**Data segment:**

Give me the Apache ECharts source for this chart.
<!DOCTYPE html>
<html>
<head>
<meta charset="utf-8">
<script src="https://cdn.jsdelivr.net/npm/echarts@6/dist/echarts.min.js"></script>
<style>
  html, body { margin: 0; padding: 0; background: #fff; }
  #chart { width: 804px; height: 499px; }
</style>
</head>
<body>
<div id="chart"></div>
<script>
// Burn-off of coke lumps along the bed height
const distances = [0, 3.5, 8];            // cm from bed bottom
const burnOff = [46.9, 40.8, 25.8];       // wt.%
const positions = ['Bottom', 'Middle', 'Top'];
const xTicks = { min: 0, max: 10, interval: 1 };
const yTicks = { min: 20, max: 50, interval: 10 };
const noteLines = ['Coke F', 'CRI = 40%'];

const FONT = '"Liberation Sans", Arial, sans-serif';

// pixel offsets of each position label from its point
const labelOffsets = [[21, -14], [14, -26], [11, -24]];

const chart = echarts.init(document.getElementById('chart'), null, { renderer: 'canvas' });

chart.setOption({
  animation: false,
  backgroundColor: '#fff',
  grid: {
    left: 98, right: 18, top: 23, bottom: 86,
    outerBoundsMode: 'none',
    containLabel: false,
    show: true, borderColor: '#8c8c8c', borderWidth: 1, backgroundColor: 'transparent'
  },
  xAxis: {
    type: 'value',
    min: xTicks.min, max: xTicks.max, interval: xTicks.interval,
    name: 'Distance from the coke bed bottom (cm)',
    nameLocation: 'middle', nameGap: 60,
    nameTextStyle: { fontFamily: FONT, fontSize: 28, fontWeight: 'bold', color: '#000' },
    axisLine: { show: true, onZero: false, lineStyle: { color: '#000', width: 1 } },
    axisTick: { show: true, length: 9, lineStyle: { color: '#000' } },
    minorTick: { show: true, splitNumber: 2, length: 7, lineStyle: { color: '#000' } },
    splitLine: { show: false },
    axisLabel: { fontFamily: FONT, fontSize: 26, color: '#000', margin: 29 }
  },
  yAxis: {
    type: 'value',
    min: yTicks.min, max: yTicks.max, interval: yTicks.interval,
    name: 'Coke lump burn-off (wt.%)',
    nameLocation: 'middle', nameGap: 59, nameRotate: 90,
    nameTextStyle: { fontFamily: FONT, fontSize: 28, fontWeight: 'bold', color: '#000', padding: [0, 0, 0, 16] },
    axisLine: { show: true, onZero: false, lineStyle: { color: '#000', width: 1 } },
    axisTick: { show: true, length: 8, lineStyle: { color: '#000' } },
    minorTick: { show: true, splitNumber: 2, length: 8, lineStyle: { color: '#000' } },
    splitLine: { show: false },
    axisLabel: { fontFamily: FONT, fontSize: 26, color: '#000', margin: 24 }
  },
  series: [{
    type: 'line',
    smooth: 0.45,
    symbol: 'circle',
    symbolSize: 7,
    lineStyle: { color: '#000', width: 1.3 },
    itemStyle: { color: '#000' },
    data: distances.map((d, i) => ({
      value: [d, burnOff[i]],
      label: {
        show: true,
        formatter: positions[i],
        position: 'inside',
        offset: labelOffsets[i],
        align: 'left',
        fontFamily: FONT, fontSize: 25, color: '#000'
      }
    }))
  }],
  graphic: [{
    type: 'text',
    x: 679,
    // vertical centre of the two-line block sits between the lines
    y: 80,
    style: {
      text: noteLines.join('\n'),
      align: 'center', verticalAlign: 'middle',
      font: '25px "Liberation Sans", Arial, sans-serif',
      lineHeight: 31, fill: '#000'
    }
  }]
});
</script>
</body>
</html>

**Task directions:**
Quote each line above in full, word for word.

**Task solution:**
Give me the Apache ECharts source for this chart.
<!DOCTYPE html>
<html>
<head>
<meta charset="utf-8">
<script src="https://cdn.jsdelivr.net/npm/echarts@6/dist/echarts.min.js"></script>
<style>
  html, body { margin: 0; padding: 0; background: #fff; }
  #chart { width: 804px; height: 499px; }
</style>
</head>
<body>
<div id="chart"></div>
<script>
// Burn-off of coke lumps along the bed height
const distances = [0, 3.5, 8];            // cm from bed bottom
const burnOff = [46.9, 40.8, 25.8];       // wt.%
const positions = ['Bottom', 'Middle', 'Top'];
const xTicks = { min: 0, max: 10, interval: 1 };
const yTicks = { min: 20, max: 50, interval: 10 };
const noteLines = ['Coke F', 'CRI = 40%'];

const FONT = '"Liberation Sans", Arial, sans-serif';

// pixel offsets of each position label from its point
const labelOffsets = [[21, -14], [14, -26], [11, -24]];

const chart = echarts.init(document.getElementById('chart'), null, { renderer: 'canvas' });

chart.setOption({
  animation: false,
  backgroundColor: '#fff',
  grid: {
    left: 98, right: 18, top: 23, bottom: 86,
    outerBoundsMode: 'none',
    containLabel: false,
    show: true, borderColor: '#8c8c8c', borderWidth: 1, backgroundColor: 'transparent'
  },
  xAxis: {
    type: 'value',
    min: xTicks.min, max: xTicks.max, interval: xTicks.interval,
    name: 'Distance from the coke bed bottom (cm)',
    nameLocation: 'middle', nameGap: 60,
    nameTextStyle: { fontFamily: FONT, fontSize: 28, fontWeight: 'bold', color: '#000' },
    axisLine: { show: true, onZero: false, lineStyle: { color: '#000', width: 1 } },
    axisTick: { show: true, length: 9, lineStyle: { color: '#000' } },
    minorTick: { show: true, splitNumber: 2, length: 7, lineStyle: { color: '#000' } },
    splitLine: { show: false },
    axisLabel: { fontFamily: FONT, fontSize: 26, color: '#000', margin: 29 }
  },
  yAxis: {
    type: 'value',
    min: yTicks.min, max: yTicks.max, interval: yTicks.interval,
    name: 'Coke lump burn-off (wt.%)',
    nameLocation: 'middle', nameGap: 59, nameRotate: 90,
    nameTextStyle: { fontFamily: FONT, fontSize: 28, fontWeight: 'bold', color: '#000', padding: [0, 0, 0, 16] },
    axisLine: { show: true, onZero: false, lineStyle: { color: '#000', width: 1 } },
    axisTick: { show: true, length: 8, lineStyle: { color: '#000' } },
    minorTick: { show: true, splitNumber: 2, length: 8, lineStyle: { color: '#000' } },
    splitLine: { show: false },
    axisLabel: { fontFamily: FONT, fontSize: 26, color: '#000', margin: 24 }
  },
  series: [{
    type: 'line',
    smooth: 0.45,
    symbol: 'circle',
    symbolSize: 7,
    lineStyle: { color: '#000', width: 1.3 },
    itemStyle: { color: '#000' },
    data: distances.map((d, i) => ({
      value: [d, burnOff[i]],
      label: {
        show: true,
        formatter: positions[i],
        position: 'inside',
        offset: labelOffsets[i],
        align: 'left',
        fontFamily: FONT, fontSize: 25, color: '#000'
      }
    }))
  }],
  graphic: [{
    type: 'text',
    x: 679,
    // vertical centre of the two-line block sits between the lines
    y: 80,
    style: {
      text: noteLines.join('\n'),
      align: 'center', verticalAlign: 'middle',
      font: '25px "Liberation Sans", Arial, sans-serif',
      lineHeight: 31, fill: '#000'
    }
  }]
});
</script>
</body>
</html>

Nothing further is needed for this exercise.